● **Dataset content**:
********

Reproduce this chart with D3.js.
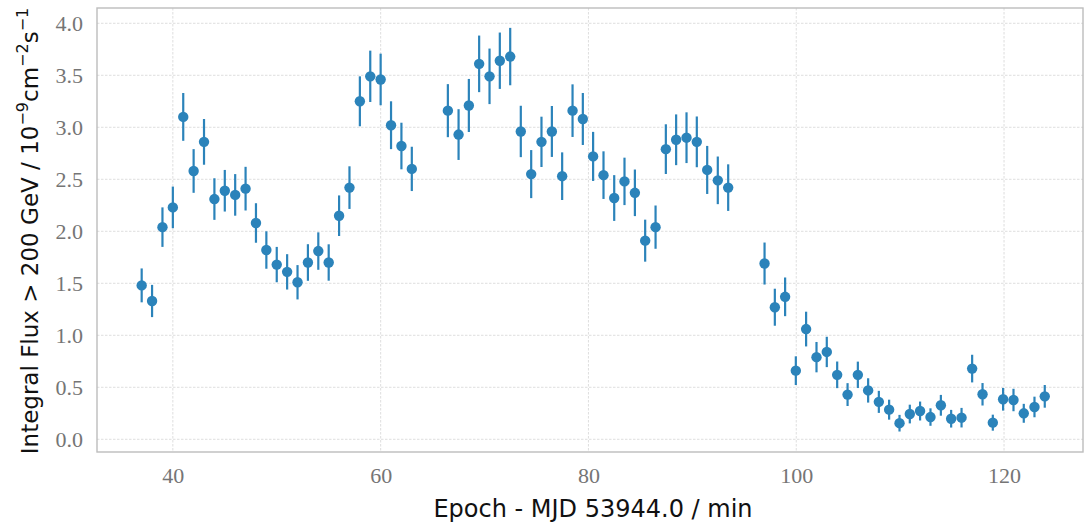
<!DOCTYPE html>
<html>
<head>
<meta charset="utf-8">
<script src="https://cdn.jsdelivr.net/npm/d3@7"></script>
<style>
  html, body { margin: 0; padding: 0; background: #fff; }
  svg { display: block; }
</style>
</head>
<body>
<svg id="chart" width="1084" height="524"></svg>
<script>
// Light-curve samples: epoch (minutes after MJD 53944.0), integral flux and 1-sigma error
const epochs = [
  37.0, 38.0, 39.0, 40.0, 41.0, 42.0, 43.0, 44.0, 45.0, 46.0,
  47.0, 48.0, 49.0, 50.0, 51.0, 52.0, 53.0, 54.0, 55.0, 56.0,
  57.0, 58.0, 59.0, 60.0, 61.0, 62.0, 63.0,
  66.47, 67.5, 68.49, 69.48, 70.48, 71.47, 72.47, 73.49, 74.49, 75.48,
  76.48, 77.47, 78.47, 79.46, 80.45, 81.45, 82.48, 83.47, 84.47, 85.46,
  86.46, 87.45, 88.44, 89.44, 90.43, 91.43, 92.45, 93.45,
  96.95, 97.94, 98.93, 99.96, 100.95, 101.95, 102.94, 103.94, 104.94, 105.93,
  106.92, 107.95, 108.94, 109.94, 110.93, 111.92, 112.92, 113.92, 114.91, 115.91,
  116.93, 117.93, 118.92, 119.91, 120.91, 121.9, 122.93, 123.92
];
const flux = [
  1.48, 1.33, 2.04, 2.23, 3.10, 2.58, 2.86, 2.31, 2.39, 2.35,
  2.41, 2.08, 1.82, 1.68, 1.61, 1.51, 1.70, 1.81, 1.70, 2.15,
  2.42, 3.25, 3.49, 3.46, 3.02, 2.82, 2.60,
  3.16, 2.93, 3.21, 3.61, 3.49, 3.64, 3.68, 2.96, 2.55, 2.86,
  2.96, 2.53, 3.16, 3.08, 2.72, 2.54, 2.32, 2.48, 2.37, 1.91,
  2.04, 2.79, 2.88, 2.90, 2.86, 2.59, 2.49, 2.42,
  1.69, 1.27, 1.37, 0.66, 1.06, 0.79, 0.84, 0.62, 0.43, 0.62,
  0.47, 0.36, 0.285, 0.155, 0.243, 0.272, 0.214, 0.327, 0.198, 0.208,
  0.68, 0.433, 0.16, 0.385, 0.378, 0.25, 0.311, 0.413
];
const fluxErr = [
  0.163, 0.155, 0.19, 0.20, 0.23, 0.21, 0.22, 0.20, 0.20, 0.20,
  0.21, 0.19, 0.18, 0.17, 0.17, 0.165, 0.176, 0.18, 0.175, 0.195,
  0.205, 0.24, 0.247, 0.248, 0.23, 0.224, 0.213,
  0.255, 0.244, 0.255, 0.272, 0.267, 0.271, 0.276, 0.247, 0.231, 0.242,
  0.245, 0.229, 0.253, 0.25, 0.236, 0.229, 0.22, 0.228, 0.224, 0.202,
  0.208, 0.239, 0.244, 0.244, 0.244, 0.231, 0.229, 0.224,
  0.202, 0.178, 0.186, 0.138, 0.167, 0.146, 0.146, 0.128, 0.11, 0.127,
  0.117, 0.106, 0.096, 0.08, 0.09, 0.091, 0.084, 0.1, 0.085, 0.094,
  0.133, 0.108, 0.077, 0.109, 0.108, 0.091, 0.099, 0.109
];
const xTicks = [40, 60, 80, 100, 120];
const yTicks = [0.0, 0.5, 1.0, 1.5, 2.0, 2.5, 3.0, 3.5, 4.0];

const svg = d3.select("#chart");
const margin = { left: 97, right: 1, top: 8, bottom: 72 };
const W = 1084, H = 524;
const iw = W - margin.left - margin.right;
const ih = H - margin.top - margin.bottom;

const x = d3.scaleLinear().domain([32.7, 127.6]).range([0, iw]);
const y = d3.scaleLinear().domain([-0.122, 4.147]).range([ih, 0]);

const g = svg.append("g").attr("transform", `translate(${margin.left},${margin.top})`);

// Dashed grid
g.append("g").selectAll("line").data(xTicks).join("line")
  .attr("x1", d => x(d)).attr("x2", d => x(d))
  .attr("y1", 0).attr("y2", ih)
  .attr("stroke", "#d6d6d6").attr("stroke-width", 0.8).attr("stroke-dasharray", "2.5,1.5");
g.append("g").selectAll("line").data(yTicks).join("line")
  .attr("y1", d => y(d)).attr("y2", d => y(d))
  .attr("x1", 0).attr("x2", iw)
  .attr("stroke", "#d6d6d6").attr("stroke-width", 0.8).attr("stroke-dasharray", "2.5,1.5");

// Axes (labels only, no tick marks)
const xAxis = d3.axisBottom(x).tickValues(xTicks).tickFormat(d3.format("d")).tickSize(0);
const yAxis = d3.axisLeft(y).tickValues(yTicks).tickFormat(d3.format(".1f")).tickSize(0).tickPadding(14);

const gx = g.append("g").attr("transform", `translate(0,${ih})`).call(xAxis);
const gy = g.append("g").call(yAxis);
[gx, gy].forEach(a => {
  a.select(".domain").remove();
  a.selectAll("text")
    .attr("fill", "#757575")
    .style("font-family", "'Liberation Serif', 'DejaVu Serif', serif")
    .style("font-size", "22px");
});
gx.selectAll("text").attr("y", 30.5).attr("dy", null);
gy.selectAll("text").attr("dy", "0.34em");

// Frame
g.append("rect").attr("x", 0).attr("y", 0).attr("width", iw).attr("height", ih)
  .attr("fill", "none").attr("stroke", "#bdbdbd").attr("stroke-width", 1.4);

// Data: error bars then markers
const pts = epochs.map((e, i) => ({ e, f: flux[i], s: fluxErr[i] }));
const col = "#2b83ba";
g.append("g").selectAll("line").data(pts).join("line")
  .attr("x1", d => x(d.e)).attr("x2", d => x(d.e))
  .attr("y1", d => y(d.f - d.s)).attr("y2", d => y(d.f + d.s))
  .attr("stroke", col).attr("stroke-width", 2.2);
g.append("g").selectAll("circle").data(pts).join("circle")
  .attr("cx", d => x(d.e)).attr("cy", d => y(d.f)).attr("r", 5.2)
  .attr("fill", col);

// Axis titles
const labelFont = "'DejaVu Sans', 'Liberation Sans', sans-serif";
svg.append("text")
  .attr("x", 593).attr("y", 517)
  .attr("text-anchor", "middle")
  .style("font-family", labelFont).style("font-size", "24px").attr("fill", "#111")
  .text("Epoch - MJD 53944.0 / min");

const yl = svg.append("text")
  .attr("transform", `translate(38,${margin.top + ih / 2 + 1}) rotate(-90)`)
  .attr("text-anchor", "middle")
  .style("font-family", labelFont).style("font-size", "23px").attr("fill", "#111");
yl.append("tspan").text("Integral Flux > 200 GeV / 10");
yl.append("tspan").attr("dy", -10).style("font-size", "16px").text("\u22129");
yl.append("tspan").attr("dy", 10).text("cm");
yl.append("tspan").attr("dy", -10).style("font-size", "16px").text("\u22122");
yl.append("tspan").attr("dy", 10).text("s");
yl.append("tspan").attr("dy", -10).style("font-size", "16px").text("\u22121");
</script>
</body>
</html>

********

● **Job**:
Repeat the material above word for word, please, apart from its images.

● **Result**:
Reproduce this chart with D3.js.
<!DOCTYPE html>
<html>
<head>
<meta charset="utf-8">
<script src="https://cdn.jsdelivr.net/npm/d3@7"></script>
<style>
  html, body { margin: 0; padding: 0; background: #fff; }
  svg { display: block; }
</style>
</head>
<body>
<svg id="chart" width="1084" height="524"></svg>
<script>
// Light-curve samples: epoch (minutes after MJD 53944.0), integral flux and 1-sigma error
const epochs = [
  37.0, 38.0, 39.0, 40.0, 41.0, 42.0, 43.0, 44.0, 45.0, 46.0,
  47.0, 48.0, 49.0, 50.0, 51.0, 52.0, 53.0, 54.0, 55.0, 56.0,
  57.0, 58.0, 59.0, 60.0, 61.0, 62.0, 63.0,
  66.47, 67.5, 68.49, 69.48, 70.48, 71.47, 72.47, 73.49, 74.49, 75.48,
  76.48, 77.47, 78.47, 79.46, 80.45, 81.45, 82.48, 83.47, 84.47, 85.46,
  86.46, 87.45, 88.44, 89.44, 90.43, 91.43, 92.45, 93.45,
  96.95, 97.94, 98.93, 99.96, 100.95, 101.95, 102.94, 103.94, 104.94, 105.93,
  106.92, 107.95, 108.94, 109.94, 110.93, 111.92, 112.92, 113.92, 114.91, 115.91,
  116.93, 117.93, 118.92, 119.91, 120.91, 121.9, 122.93, 123.92
];
const flux = [
  1.48, 1.33, 2.04, 2.23, 3.10, 2.58, 2.86, 2.31, 2.39, 2.35,
  2.41, 2.08, 1.82, 1.68, 1.61, 1.51, 1.70, 1.81, 1.70, 2.15,
  2.42, 3.25, 3.49, 3.46, 3.02, 2.82, 2.60,
  3.16, 2.93, 3.21, 3.61, 3.49, 3.64, 3.68, 2.96, 2.55, 2.86,
  2.96, 2.53, 3.16, 3.08, 2.72, 2.54, 2.32, 2.48, 2.37, 1.91,
  2.04, 2.79, 2.88, 2.90, 2.86, 2.59, 2.49, 2.42,
  1.69, 1.27, 1.37, 0.66, 1.06, 0.79, 0.84, 0.62, 0.43, 0.62,
  0.47, 0.36, 0.285, 0.155, 0.243, 0.272, 0.214, 0.327, 0.198, 0.208,
  0.68, 0.433, 0.16, 0.385, 0.378, 0.25, 0.311, 0.413
];
const fluxErr = [
  0.163, 0.155, 0.19, 0.20, 0.23, 0.21, 0.22, 0.20, 0.20, 0.20,
  0.21, 0.19, 0.18, 0.17, 0.17, 0.165, 0.176, 0.18, 0.175, 0.195,
  0.205, 0.24, 0.247, 0.248, 0.23, 0.224, 0.213,
  0.255, 0.244, 0.255, 0.272, 0.267, 0.271, 0.276, 0.247, 0.231, 0.242,
  0.245, 0.229, 0.253, 0.25, 0.236, 0.229, 0.22, 0.228, 0.224, 0.202,
  0.208, 0.239, 0.244, 0.244, 0.244, 0.231, 0.229, 0.224,
  0.202, 0.178, 0.186, 0.138, 0.167, 0.146, 0.146, 0.128, 0.11, 0.127,
  0.117, 0.106, 0.096, 0.08, 0.09, 0.091, 0.084, 0.1, 0.085, 0.094,
  0.133, 0.108, 0.077, 0.109, 0.108, 0.091, 0.099, 0.109
];
const xTicks = [40, 60, 80, 100, 120];
const yTicks = [0.0, 0.5, 1.0, 1.5, 2.0, 2.5, 3.0, 3.5, 4.0];

const svg = d3.select("#chart");
const margin = { left: 97, right: 1, top: 8, bottom: 72 };
const W = 1084, H = 524;
const iw = W - margin.left - margin.right;
const ih = H - margin.top - margin.bottom;

const x = d3.scaleLinear().domain([32.7, 127.6]).range([0, iw]);
const y = d3.scaleLinear().domain([-0.122, 4.147]).range([ih, 0]);

const g = svg.append("g").attr("transform", `translate(${margin.left},${margin.top})`);

// Dashed grid
g.append("g").selectAll("line").data(xTicks).join("line")
  .attr("x1", d => x(d)).attr("x2", d => x(d))
  .attr("y1", 0).attr("y2", ih)
  .attr("stroke", "#d6d6d6").attr("stroke-width", 0.8).attr("stroke-dasharray", "2.5,1.5");
g.append("g").selectAll("line").data(yTicks).join("line")
  .attr("y1", d => y(d)).attr("y2", d => y(d))
  .attr("x1", 0).attr("x2", iw)
  .attr("stroke", "#d6d6d6").attr("stroke-width", 0.8).attr("stroke-dasharray", "2.5,1.5");

// Axes (labels only, no tick marks)
const xAxis = d3.axisBottom(x).tickValues(xTicks).tickFormat(d3.format("d")).tickSize(0);
const yAxis = d3.axisLeft(y).tickValues(yTicks).tickFormat(d3.format(".1f")).tickSize(0).tickPadding(14);

const gx = g.append("g").attr("transform", `translate(0,${ih})`).call(xAxis);
const gy = g.append("g").call(yAxis);
[gx, gy].forEach(a => {
  a.select(".domain").remove();
  a.selectAll("text")
    .attr("fill", "#757575")
    .style("font-family", "'Liberation Serif', 'DejaVu Serif', serif")
    .style("font-size", "22px");
});
gx.selectAll("text").attr("y", 30.5).attr("dy", null);
gy.selectAll("text").attr("dy", "0.34em");

// Frame
g.append("rect").attr("x", 0).attr("y", 0).attr("width", iw).attr("height", ih)
  .attr("fill", "none").attr("stroke", "#bdbdbd").attr("stroke-width", 1.4);

// Data: error bars then markers
const pts = epochs.map((e, i) => ({ e, f: flux[i], s: fluxErr[i] }));
const col = "#2b83ba";
g.append("g").selectAll("line").data(pts).join("line")
  .attr("x1", d => x(d.e)).attr("x2", d => x(d.e))
  .attr("y1", d => y(d.f - d.s)).attr("y2", d => y(d.f + d.s))
  .attr("stroke", col).attr("stroke-width", 2.2);
g.append("g").selectAll("circle").data(pts).join("circle")
  .attr("cx", d => x(d.e)).attr("cy", d => y(d.f)).attr("r", 5.2)
  .attr("fill", col);

// Axis titles
const labelFont = "'DejaVu Sans', 'Liberation Sans', sans-serif";
svg.append("text")
  .attr("x", 593).attr("y", 517)
  .attr("text-anchor", "middle")
  .style("font-family", labelFont).style("font-size", "24px").attr("fill", "#111")
  .text("Epoch - MJD 53944.0 / min");

const yl = svg.append("text")
  .attr("transform", `translate(38,${margin.top + ih / 2 + 1}) rotate(-90)`)
  .attr("text-anchor", "middle")
  .style("font-family", labelFont).style("font-size", "23px").attr("fill", "#111");
yl.append("tspan").text("Integral Flux > 200 GeV / 10");
yl.append("tspan").attr("dy", -10).style("font-size", "16px").text("\u22129");
yl.append("tspan").attr("dy", 10).text("cm");
yl.append("tspan").attr("dy", -10).style("font-size", "16px").text("\u22122");
yl.append("tspan").attr("dy", 10).text("s");
yl.append("tspan").attr("dy", -10).style("font-size", "16px").text("\u22121");
</script>
</body>
</html>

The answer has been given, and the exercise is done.